• [Directive]: Your task is to transcribe all of the data below exactly, omitting the images.

◆ ◆ ◆ ◆ ◆

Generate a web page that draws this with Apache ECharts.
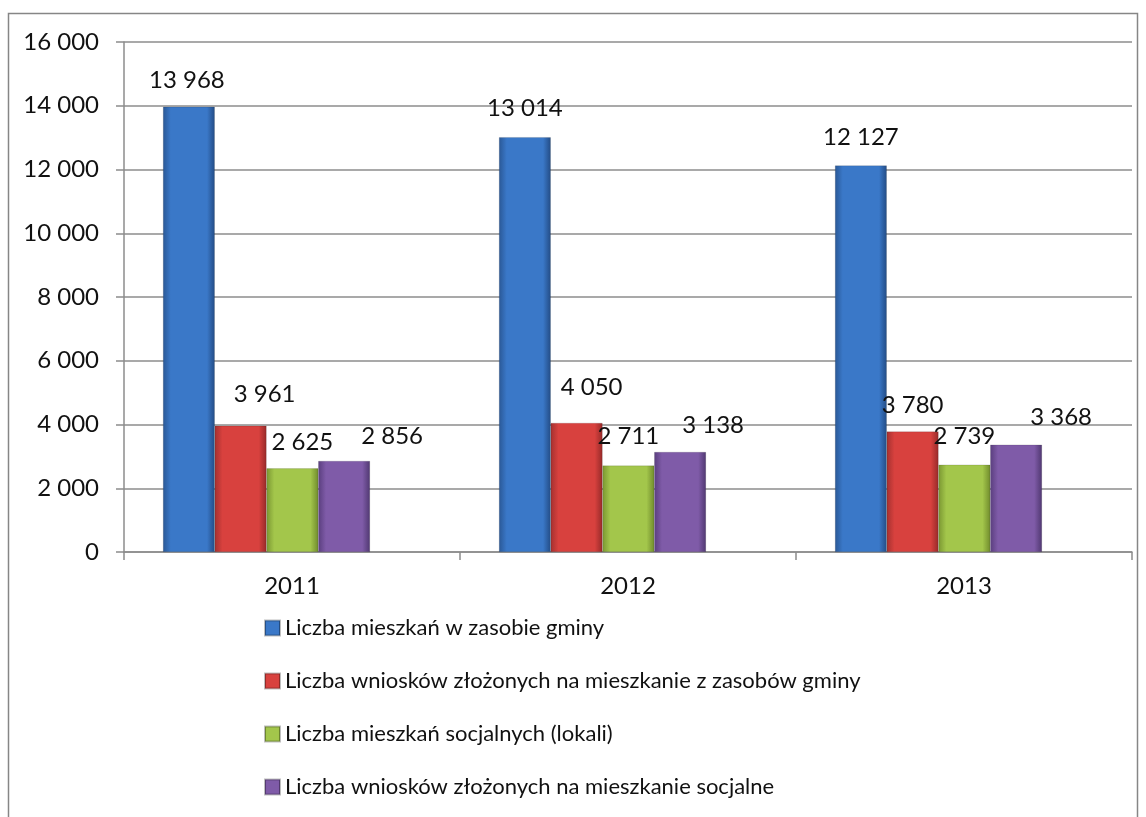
<!DOCTYPE html>
<html>
<head>
<meta charset="utf-8">
<script src="https://cdn.jsdelivr.net/npm/echarts@6/dist/echarts.min.js"></script>
<style>
  html, body { margin: 0; padding: 0; background: #fff; }
  #chart { width: 1146px; height: 817px; }
</style>
</head>
<body>
<div id="chart"></div>
<script>
const years = ['2011', '2012', '2013']
const seriesNames = [
  'Liczba mieszkań w zasobie gminy',
  'Liczba wniosków złożonych na mieszkanie z zasobów gminy',
  'Liczba mieszkań socjalnych (lokali)',
  'Liczba wniosków złożonych na mieszkanie socjalne'
]
const mieszkaniaGminy = [13968, 13014, 12127]
const wnioskiGminy = [3961, 4050, 3780]
const mieszkaniaSocjalne = [2625, 2711, 2739]
const wnioskiSocjalne = [2856, 3138, 3368]
const yTicks = [0, 2000, 4000, 6000, 8000, 10000, 12000, 14000, 16000]

const FONT = 'Lato'
const grey = '#8c8c8c'

function fmt(v) {
  return String(v).replace(/\B(?=(\d{3})+(?!\d))/g, ' ')
}

// bevelled look: dark edges, lighter middle
function bevel(edgeL, mid, edgeR) {
  return new echarts.graphic.LinearGradient(0, 0, 1, 0, [
    { offset: 0, color: edgeL },
    { offset: 0.15, color: mid },
    { offset: 0.85, color: mid },
    { offset: 1, color: edgeR }
  ])
}

const styles = [
  { color: bevel('#2a5896', '#3a78c8', '#234c85'), shift: [[-2, 27], [0, 29], [0, 28]] },
  { color: bevel('#a53130', '#d8413e', '#962a29'), shift: [[24, 31], [15, 36], [0, 26]] },
  { color: bevel('#7a9732', '#a3c64b', '#718c2d'), shift: [[10, 26], [0, 29], [0, 28]] },
  { color: bevel('#5a3e7e', '#7f5ba8', '#503871'), shift: [[48, 25], [33, 27], [45, 27]] }
]
const values = [mieszkaniaGminy, wnioskiGminy, mieszkaniaSocjalne, wnioskiSocjalne]

const series = values.map((vals, s) => ({
  name: seriesNames[s],
  type: 'bar',
  xAxisIndex: 1,
  yAxisIndex: 1,
  barGap: '0%',
  barCategoryGap: '38.4%',
  itemStyle: { color: styles[s].color, borderColor: 'rgba(0,0,0,0.25)', borderWidth: 0.5 },
  label: {
    show: true,
    position: 'top',
    distance: 0,
    fontFamily: FONT,
    fontSize: 24,
    lineHeight: 24,
    color: '#111',
    formatter: p => fmt(p.value)
  },
  data: vals.map((v, i) => ({
    value: v,
    label: { offset: [styles[s].shift[i][0], -(styles[s].shift[i][1] - 12)] }
  }))
}))

const chart = echarts.init(document.getElementById('chart'))
chart.setOption({
  animation: false,
  textStyle: { fontFamily: FONT },
  graphic: [{
    type: 'rect',
    shape: { x: 8.5, y: 13.5, width: 1129, height: 900 },
    style: { fill: 'none', stroke: '#868686', lineWidth: 1.5 },
    silent: true
  }],
  grid: [
    { left: 124, right: 14, top: 42, bottom: 265 },
    { left: 98.5, right: 39.5, top: 42, bottom: 265 }
  ],
  xAxis: [
    {
      gridIndex: 0,
      type: 'category',
      data: years,
      axisLine: { lineStyle: { color: grey, width: 1.5 } },
      axisTick: { show: true, length: 8, lineStyle: { color: grey, width: 1.5 } },
      axisLabel: { fontFamily: FONT, fontSize: 24, color: '#111', margin: 22 }
    },
    {
      gridIndex: 1,
      type: 'category',
      data: years,
      show: false
    }
  ],
  yAxis: [
    {
      gridIndex: 0,
      type: 'value',
      min: yTicks[0],
      max: yTicks[yTicks.length - 1],
      interval: 2000,
      axisLine: { show: true, lineStyle: { color: grey, width: 1.5 } },
      axisTick: { show: true, length: 8, lineStyle: { color: grey, width: 1.5 } },
      splitLine: { lineStyle: { color: grey, width: 1.5 } },
      axisLabel: { fontFamily: FONT, fontSize: 24, color: '#111', margin: 25, formatter: v => fmt(v) }
    },
    {
      gridIndex: 1,
      type: 'value',
      min: yTicks[0],
      max: yTicks[yTicks.length - 1],
      interval: 2000,
      show: false,
      splitLine: { show: false }
    }
  ],
  legend: {
    orient: 'vertical',
    left: 259,
    top: 612,
    itemWidth: 15,
    itemHeight: 15,
    itemGap: 31,
    icon: 'rect',
    textStyle: { fontFamily: FONT, fontSize: 22, color: '#111', lineHeight: 22 },
    data: seriesNames
  },
  series: series
})
</script>
</body>
</html>
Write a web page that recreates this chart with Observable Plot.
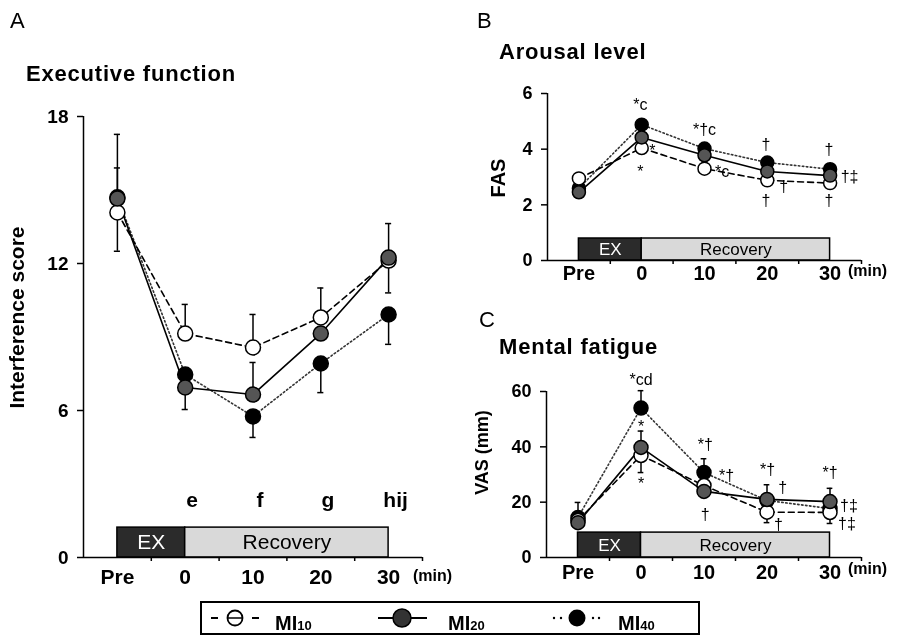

◆ ◆ ◆ ◆ ◆

• [Response for this exercise]:
Generate a web page that draws this with Apache ECharts.
<!DOCTYPE html>
<html>
<head>
<meta charset="utf-8">
<script src="https://cdn.jsdelivr.net/npm/echarts@6/dist/echarts.min.js"></script>
<style>
  html, body { margin: 0; padding: 0; background: #fff; }
  #chart { width: 1146px; height: 817px; }
</style>
</head>
<body>
<div id="chart"></div>
<script>
const years = ['2011', '2012', '2013']
const seriesNames = [
  'Liczba mieszkań w zasobie gminy',
  'Liczba wniosków złożonych na mieszkanie z zasobów gminy',
  'Liczba mieszkań socjalnych (lokali)',
  'Liczba wniosków złożonych na mieszkanie socjalne'
]
const mieszkaniaGminy = [13968, 13014, 12127]
const wnioskiGminy = [3961, 4050, 3780]
const mieszkaniaSocjalne = [2625, 2711, 2739]
const wnioskiSocjalne = [2856, 3138, 3368]
const yTicks = [0, 2000, 4000, 6000, 8000, 10000, 12000, 14000, 16000]

const FONT = 'Lato'
const grey = '#8c8c8c'

function fmt(v) {
  return String(v).replace(/\B(?=(\d{3})+(?!\d))/g, ' ')
}

// bevelled look: dark edges, lighter middle
function bevel(edgeL, mid, edgeR) {
  return new echarts.graphic.LinearGradient(0, 0, 1, 0, [
    { offset: 0, color: edgeL },
    { offset: 0.15, color: mid },
    { offset: 0.85, color: mid },
    { offset: 1, color: edgeR }
  ])
}

const styles = [
  { color: bevel('#2a5896', '#3a78c8', '#234c85'), shift: [[-2, 27], [0, 29], [0, 28]] },
  { color: bevel('#a53130', '#d8413e', '#962a29'), shift: [[24, 31], [15, 36], [0, 26]] },
  { color: bevel('#7a9732', '#a3c64b', '#718c2d'), shift: [[10, 26], [0, 29], [0, 28]] },
  { color: bevel('#5a3e7e', '#7f5ba8', '#503871'), shift: [[48, 25], [33, 27], [45, 27]] }
]
const values = [mieszkaniaGminy, wnioskiGminy, mieszkaniaSocjalne, wnioskiSocjalne]

const series = values.map((vals, s) => ({
  name: seriesNames[s],
  type: 'bar',
  xAxisIndex: 1,
  yAxisIndex: 1,
  barGap: '0%',
  barCategoryGap: '38.4%',
  itemStyle: { color: styles[s].color, borderColor: 'rgba(0,0,0,0.25)', borderWidth: 0.5 },
  label: {
    show: true,
    position: 'top',
    distance: 0,
    fontFamily: FONT,
    fontSize: 24,
    lineHeight: 24,
    color: '#111',
    formatter: p => fmt(p.value)
  },
  data: vals.map((v, i) => ({
    value: v,
    label: { offset: [styles[s].shift[i][0], -(styles[s].shift[i][1] - 12)] }
  }))
}))

const chart = echarts.init(document.getElementById('chart'))
chart.setOption({
  animation: false,
  textStyle: { fontFamily: FONT },
  graphic: [{
    type: 'rect',
    shape: { x: 8.5, y: 13.5, width: 1129, height: 900 },
    style: { fill: 'none', stroke: '#868686', lineWidth: 1.5 },
    silent: true
  }],
  grid: [
    { left: 124, right: 14, top: 42, bottom: 265 },
    { left: 98.5, right: 39.5, top: 42, bottom: 265 }
  ],
  xAxis: [
    {
      gridIndex: 0,
      type: 'category',
      data: years,
      axisLine: { lineStyle: { color: grey, width: 1.5 } },
      axisTick: { show: true, length: 8, lineStyle: { color: grey, width: 1.5 } },
      axisLabel: { fontFamily: FONT, fontSize: 24, color: '#111', margin: 22 }
    },
    {
      gridIndex: 1,
      type: 'category',
      data: years,
      show: false
    }
  ],
  yAxis: [
    {
      gridIndex: 0,
      type: 'value',
      min: yTicks[0],
      max: yTicks[yTicks.length - 1],
      interval: 2000,
      axisLine: { show: true, lineStyle: { color: grey, width: 1.5 } },
      axisTick: { show: true, length: 8, lineStyle: { color: grey, width: 1.5 } },
      splitLine: { lineStyle: { color: grey, width: 1.5 } },
      axisLabel: { fontFamily: FONT, fontSize: 24, color: '#111', margin: 25, formatter: v => fmt(v) }
    },
    {
      gridIndex: 1,
      type: 'value',
      min: yTicks[0],
      max: yTicks[yTicks.length - 1],
      interval: 2000,
      show: false,
      splitLine: { show: false }
    }
  ],
  legend: {
    orient: 'vertical',
    left: 259,
    top: 612,
    itemWidth: 15,
    itemHeight: 15,
    itemGap: 31,
    icon: 'rect',
    textStyle: { fontFamily: FONT, fontSize: 22, color: '#111', lineHeight: 22 },
    data: seriesNames
  },
  series: series
})
</script>
</body>
</html>
Write a web page that recreates this chart with Observable Plot.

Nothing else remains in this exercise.